I was standing in line waiting to check out when for some reason I turned around and saw this adorable little girl, maybe 6 years old, clutching, and I mean white knuckle clutching these two bottles of tempera paint. She was also looking up at me with the most wide eyed, plaintive, almost pleading look. I was actually a little taken aback by the intensity of her gaze and not sure what it meant. She didn't say anything, she just stared at me.
Her mother then appeared behind her. She was an attractive, well dressed woman in her mid thirties, and she said to me "Oh, excuse me but I noticed that you were buying a lot of that tempera paint and I have a question to ask you. My daughter wants me to get her some, but I need to know first if it will wash out of her clothes if she gets paint on them?"
Now it's all beginning to making sense.
The poor kids knuckles are getting whiter and her eyes are getting wider, if that's even possible, as she looks at me, this other adult who is going to be the final arbiter of whether or not she gets to take home this treasure that she has found. This enchanted liquid she holds in her hands.
This wasn't a kid who was just wanting the next bright and shiny thing, a toy or video game that she would soon be bored by and then move on to something new. This kid was SERIOUS. She wanted to paint and she wanted it bad.
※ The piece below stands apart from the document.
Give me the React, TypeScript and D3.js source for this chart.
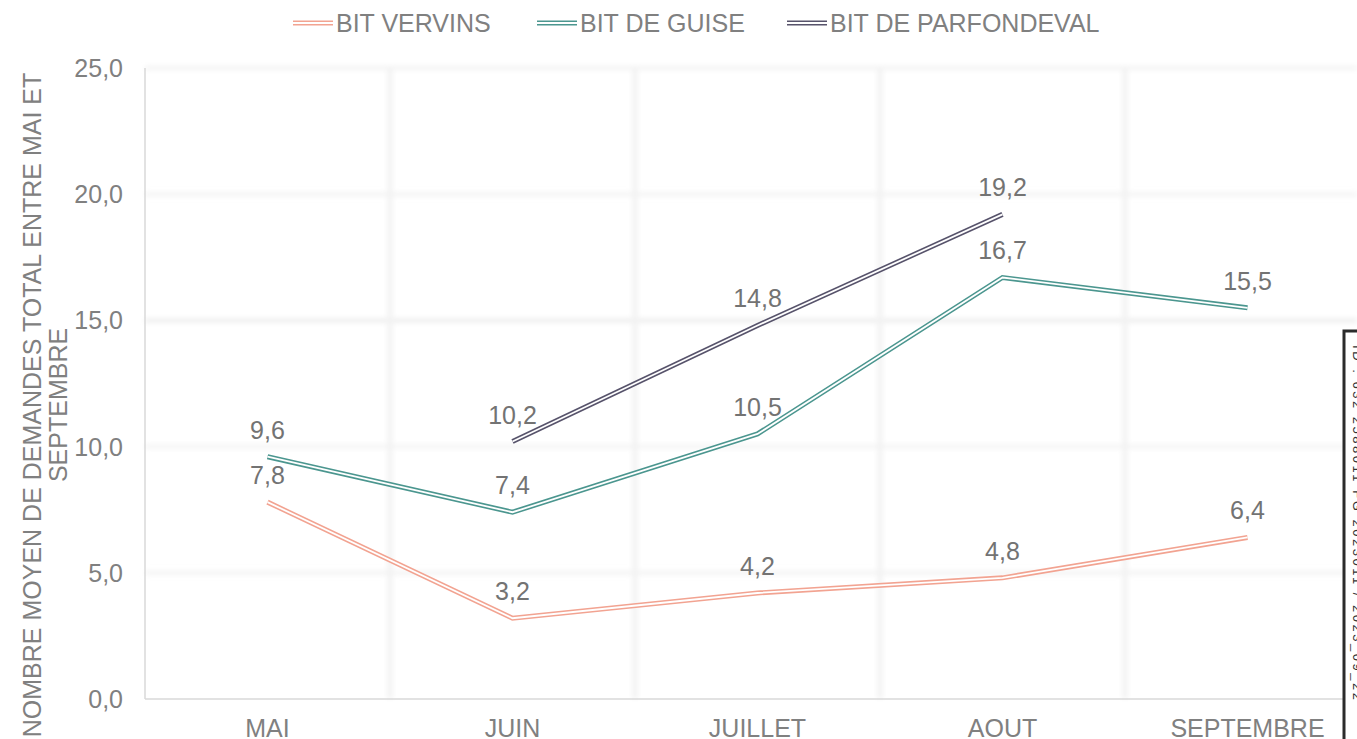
import React from "react";
import * as d3 from "d3";

const months = ["MAI", "JUIN", "JUILLET", "AOUT", "SEPTEMBRE"];
const vervins: (number | null)[] = [7.8, 3.2, 4.2, 4.8, 6.4];
const guise: (number | null)[] = [9.6, 7.4, 10.5, 16.7, 15.5];
const parfondeval: (number | null)[] = [null, 10.2, 14.8, 19.2, null];
const yTicks = [0, 5, 10, 15, 20, 25];
const seriesNames = ["BIT VERVINS", "BIT DE GUISE", "BIT DE PARFONDEVAL"];
const seriesColors = ["#F2A391", "#4B968F", "#57536B"];
const yTitleLines = ["NOMBRE MOYEN DE DEMANDES TOTAL ENTRE MAI ET", "SEPTEMBRE"];
const stampText = "ID : 632 2588011 FG 2023011 / 2023_09_22";

const W = 1357;
const H = 739;
const FONT = "'Liberation Sans', Arial, sans-serif";
const FS = 25;

export default function App() {
  const left = 145;
  const top = 68;
  const bottom = 699;
  const bandW = 245;
  const x = d3
    .scaleBand<string>()
    .domain(months)
    .range([left, left + bandW * months.length]);
  const y = d3.scaleLinear().domain([0, 25]).range([bottom, top]);
  const fmt = (v: number) => d3.format(".1f")(v).replace(".", ",");
  const cx = (m: string) => (x(m) as number) + x.bandwidth() / 2;

  const series = [vervins, guise, parfondeval];
  const line = d3
    .line<{ m: string; v: number | null }>()
    .defined((d) => d.v !== null)
    .x((d) => cx(d.m))
    .y((d) => y(d.v as number));

  const legendX = [293, 537, 787];

  return (
    <svg
      width={W}
      height={H}
      style={{ position: "absolute", left: 0, top: 0, background: "#fff" }}
      fontFamily={FONT}
    >
      <defs>
        <filter id="blur" x="-10%" y="-10%" width="120%" height="120%">
          <feGaussianBlur stdDeviation="2.5" />
        </filter>
      </defs>
      {/* gridlines */}
      <g filter="url(#blur)">
        {yTicks.slice(1).map((t) => (
          <line
            key={"h" + t}
            x1={left}
            x2={W}
            y1={y(t)}
            y2={y(t)}
            stroke={t === 15 ? "#ececec" : "#f3f3f3"}
            strokeWidth={4}
          />
        ))}
        {months.slice(1).map((m) => (
          <line
            key={"v" + m}
            x1={x(m) as number}
            x2={x(m) as number}
            y1={top}
            y2={bottom}
            stroke="#f2f2f2"
            strokeWidth={5}
          />
        ))}
      </g>
      {/* axes */}
      <line x1={left} x2={left} y1={top} y2={bottom} stroke="#d9d9d9" strokeWidth={1.5} />
      <line x1={left} x2={W} y1={bottom} y2={bottom} stroke="#d9d9d9" strokeWidth={1.5} />
      {yTicks.map((t) => (
        <text
          key={"yt" + t}
          x={123}
          y={y(t)}
          textAnchor="end"
          dominantBaseline="central"
          fontSize={FS}
          fill="#808080"
        >
          {fmt(t)}
        </text>
      ))}
      {months.map((m) => (
        <text
          key={"xt" + m}
          x={cx(m)}
          y={737}
          textAnchor="middle"
          fontSize={FS}
          fill="#808080"
        >
          {m}
        </text>
      ))}
      {/* y title */}
      <g transform={`translate(32, 405) rotate(-90)`}>
        {yTitleLines.map((l, i) => (
          <text
            key={l}
            x={0}
            y={i * 26}
            textAnchor="middle"
            dominantBaseline="central"
            fontSize={FS}
            fill="#808080"
          >
            {l}
          </text>
        ))}
      </g>
      {/* lines */}
      {series.map((s, i) => {
        const pts = months.map((m, j) => ({ m, v: s[j] }));
        const d = line(pts) || "";
        return (
          <g key={"s" + i}>
            <path d={d} fill="none" stroke={seriesColors[i]} strokeWidth={5} strokeLinejoin="miter" />
            <path d={d} fill="none" stroke="#fff" strokeWidth={1.8} strokeLinejoin="miter" />
          </g>
        );
      })}
      {/* labels */}
      {series.map((s, i) =>
        months.map((m, j) =>
          s[j] === null ? null : (
            <text
              key={"l" + i + j}
              x={cx(m)}
              y={y(s[j] as number) - 27}
              textAnchor="middle"
              dominantBaseline="central"
              fontSize={FS}
              fill="#737373"
            >
              {fmt(s[j] as number)}
            </text>
          )
        )
      )}
      {/* legend */}
      {seriesNames.map((n, i) => (
        <g key={"lg" + i} transform={`translate(${legendX[i]}, 23)`}>
          <line x1={0} x2={40} y1={0} y2={0} stroke={seriesColors[i]} strokeWidth={5} />
          <line x1={0} x2={40} y1={0} y2={0} stroke="#fff" strokeWidth={1.8} />
          <text x={43} y={0} dominantBaseline="central" fontSize={FS} fill="#808080">
            {n}
          </text>
        </g>
      ))}
      {/* stamp box on right edge */}
      <rect x={1344} y={331} width={40} height={430} fill="#fff" stroke="#2b2b2b" strokeWidth={3} />
      <text
        transform="translate(1357, 345) rotate(90)"
        fontSize={13}
        fill="#333"
        dominantBaseline="central"
        textLength={355}
        lengthAdjust="spacing"
      >
        {stampText}
      </text>
    </svg>
  );
}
Her tiny, little girl soul was just so hungry for the chance to create and she wanted to do that with paint.
Now my first impulse was to grab her neatly coiffed mother by her unwrinkled lapels and shake her while saying something along the lines of " What is the matter with you, lady? You have a daughter who is so impassioned to paint and create that she is in danger of having her eyes pop right out of her head and you are worried about besmirching her clothes? Do you have no sense of what is important? Who cares about stains when you could feed your daughter's heart so simply with a little color and some cheap paint."
Of course I was able to rein myself in and pull off my ability to impersonate an adult and say something reasonable like " Oh no. There's no need to worry about that. This stuff is waterbased and comes right out of clothing. And if you are at all concerned, just use a little prewash on whatever fabric has been stained and you'll never even know any paint was there."
Which is not totally the truth. Because if you get some of the red paint on white fabric, no amount of spray and wash is going to return that piece of clothing to it's virginal pre- paint state.
But hey, that's why God invented lying. And I'll be darned if I was going to betray that passionate little creator standing there in front of me with her creative life in the balance over the issue of clean clothes!
I was also trusting that when the reality of irrevocable stains became perfectly clear the mother's love for her daughter would gain the upper hand over her fear.
And yes. The mother did buy the paint. And her daughter, now shyly smiling in the check out line, did not for one second relinquish her fierce grasp on those magical plastic containers!
We all have some version of this dilemma existing within our psyches.
We often find ourselves reenacting the drama of the hungry child, aching to be creative, in conflict with the uptight, fearful, over controlled parent when we won't make room in our lives for a corner of creativity to thrive.
We won't give ourselves the greenlight around our self expression because on some level we understand that being creative involves letting go of restraint and allowing things to be disorderly and even, god forbid, chaotic.
We know instinctively that paint is messy. Creativity is messy. And that ultimately, LIFE is messy.
Many of us have had the experience of growing up in an unpredictable situation that was dangerous and painful. We almost always associate chaos and lack of control with something bad, unpleasant and scary. We want to keep any hint of disorganization or untidiness at bay. But in doing so, we often go to extremes. If we have one crumb on the floor we are convinced that we are inviting the forces of total havoc and pandemomium into our lives.
But, as the saying goes, you can't make an omelet without breaking some eggs.
Opening up to the forces of creative change always involves some level of uproar and hullaballoo. But without that willingness to embrace those changes, our lives can become very sterile, static and empty.
What if you literally gave that inner child a place to create? What if you devoted a table or a corner of your home to a place where you could play with paint and crayons, glue and paper, a place where you could go to "mess around", have fun, experiment and explore?
If you make a committment to a physical space devoted to your creative self expression, you can think of it as an altar to the goddess of creativity. Who is also the goddess of chaos and mess.
This creative haven can be seen as a holy place where you are doing the sacred work of learning to live with what is not in your control. Where you are consciously inviting into your life the forces of disintegration and dissolution that are always part of the journey into the mysterious unknown that is the ground underlying our lives at all times.
By creating this space you are honoring yourself as an artist and a creative being and you are also feeding and loving that child in you who is so hungry to express themselves.
You are providing a strong container of creative support for that wide eyed little girl or boy who has not yet been co-opted by the forces of fear or propriety, and who doesn't care if they get paint on their clothes.
Who knows in their bones that mess is not a bad thing and in fact can be a joyful part of the creative process and is fiercely determined to claim their creativity no matter who or what might be standing in their way.